The smell was an acrid burning, very unlike the cool sea breeze that usually wafts off the harbor and drifts down Connaught Road in Central, Hong Kong. In Admiralty, I knew, there were students lined around the Tamar government buildings. Earlier I had seen the protestors shouting and shoving past barricades before the pepper spray began. It was hard to believe the same students who had written me polite emails explaining their reasons for protesting and thus being absent from class would one minute make promises to complete all their assignments, and the next minute be the source of this burning and smoke. As I walked across the abandoned street, stepping over empty water bottles and cardboard boxes, I remained skeptical that these same students would cause any violence. And as I came closer to the ramble of dark figures perched on median strips in the road and scattered in the streets, I wanted to see what could possibly be destroying my city.

Saying the phrase “my city” in reference to Hong Kong and not Long Branch, New Jersey, where I was born still strikes me as partially profound and partially profane. When I told people back in New Jersey about being tear-gassed during the protest, they replied, “Why would you put your life at risk? You’re not Chinese.” I am not Chinese. I am African-American; in Hong Kong, children will point at me, old men will stare rudely at me, and the customs officials will always pull me out of line at the airport to be searched. Yet the lush hillside backdrop of this city is as familiar to me as the crisply cut suburban lawns of my American childhood.
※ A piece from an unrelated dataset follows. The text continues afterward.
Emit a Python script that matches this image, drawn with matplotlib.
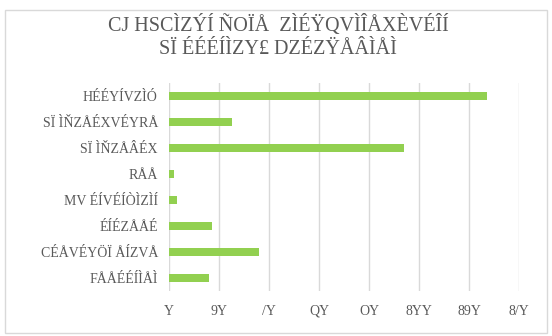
import matplotlib
matplotlib.use("Agg")
import matplotlib.pyplot as plt
from matplotlib.patches import FancyBboxPatch

title_lines = ["CJ HSCÌZÝÍ ÑOÏÅ  ZÌÉŸQVÌÎÅXÈVÉÎÍ", "SÏ ÉÉÉÍÌZY£ DZÉZŸÅÂÌÅÌ"]
categories = ["HÉÉYÍVZÌÓ", "SÏ ÌŇZÅÉXVÉYRÅ", "SÏ ÌŇZÅÂÉX", "RÅÅ",
              "MV ÉÍVÉÍÒÌZÌÍ", "ÉÍÉZÅÅÉ", "CÉÅVÉYÖÏ ÅÍZVÅ", "FÅÅÉÉÍÌÅÌ"]
values = [127, 25, 94, 2, 3, 17, 36, 16]
tick_values = [0, 20, 40, 60, 80, 100, 120, 140]
tick_labels = ["Y", "9Y", "/Y", "QY", "OY", "8YY", "89Y", "8/Y"]

W, H = 552, 336
fig = plt.figure(figsize=(W / 100, H / 100), dpi=100)
fig.patch.set_facecolor("white")

# chart frame
frame = FancyBboxPatch((5 / W, 3 / H), 542 / W, 323 / H, boxstyle="square,pad=0",
                       transform=fig.transFigure, fill=False, edgecolor="#d9d9d9", linewidth=1)
fig.patches.append(frame)

left, right, top, bottom = 169, 519, 83, 291
ax = fig.add_axes([left / W, 1 - bottom / H, (right - left) / W, (bottom - top) / H])

ypos = list(range(len(categories)))
ax.barh(ypos, values, height=0.32, color="#92D050", zorder=3)
ax.set_ylim(len(categories) - 0.5, -0.5)
ax.set_xlim(0, 140)
ax.set_xticks(tick_values)
ax.set_xticklabels(tick_labels)
ax.set_yticks(ypos)
ax.set_yticklabels(categories)

for s in ax.spines.values():
    s.set_visible(False)
ax.grid(axis="x", color="#d9d9d9", linewidth=1, zorder=0)
ax.tick_params(axis="both", length=0, colors="#595959", labelsize=10)
ax.tick_params(axis="y", pad=8)
ax.tick_params(axis="x", pad=10)
for lab in ax.get_xticklabels() + ax.get_yticklabels():
    lab.set_family("Liberation Serif")
    lab.set_color("#595959")

fig.text(278 / W, 1 - 25 / H, title_lines[0], ha="center", va="center",
         fontsize=14.5, color="#595959", family="Liberation Serif")
fig.text(278 / W, 1 - 50 / H, title_lines[1], ha="center", va="center",
         fontsize=14.5, color="#595959", family="Liberation Serif")

fig.savefig("out.png", dpi=100)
In the years I have lived in Hong Kong, I have realized myself, grown creatively, and matured personally in the city’s closet-sized apartments and stifling humidity, while I have listened to the clink of Mahjong tiles and the phlegmatic cough of its old men, smelled the scents of ripped open slabs of cows in the markets and the fragrance of sun-drying abalone. I could live the rest of my life somewhere else but suddenly always have a yearning to taste the syrup of iced lemon tea. It would be the nostalgia of home.